For instance, if I was in a regular pastor, and even in the case now I’m okay with the speaking, I’m okay with the leading, but I won’t touch the music. In fact, if we ever came in a situation where there’s absolute no music, we would probably use recorded music for Sunday morning worship before I would ever get up there and lead music.
The other part of this is when we look at our giftedness and our competencies. I have learned not to trust those who are omni-competent or people who think they’re good at everything. I think they call that the Dunning Kruger effect. We can have these blindspots where we’re actually incompetent, and in our incompetence somehow we’re so blind and actually think we’re competent in area. If someone thinks they’re really good at everything, they’re probably not that great at most things, and may not be great at anything.

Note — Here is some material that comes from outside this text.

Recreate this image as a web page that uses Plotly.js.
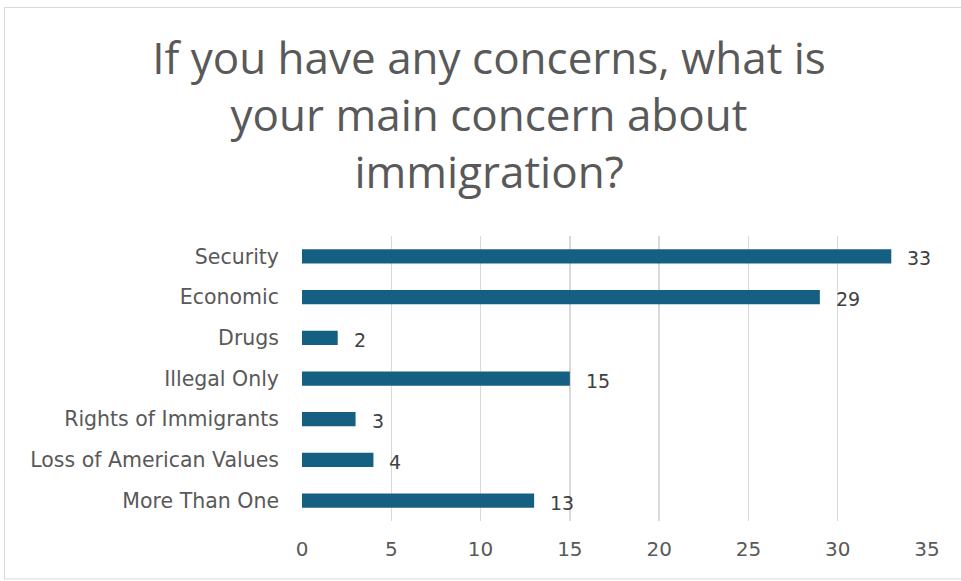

When I’m dealing with someone who presents himself as omni-competent, the guard goes up and I begin to look and try to discern where they’re really actually not that strong. That’s actually a trust issue. People present themselves as omni-competent are generally not trustworthy. They don’t understand what their weaknesses are.
So all that to say, whatever your gift mix is, and whether you’re a triple threat or a double threat or just one strong gift area, ultimately, you need to focus. Ultimately you need to focus and discover what your greatest gifts are and maximize your greatest gifts.
I think every illustration I have on file about a table tennis player from years ago who had no backhand. But as his coach said, his forehand was so strong it just didn’t matter. The fact that he had no backhand was irrelevant.
So find out and discern the areas you’re most gifted at that are needed in your context right now. Maximize that and learn to thrive, because someone who is focused and mastering one area really becomes a threat and really becomes an asset for the cause of Christ.
All the best as you plan your day, and your week and maybe your year ahead. Have an outstanding season. God bless. Press on.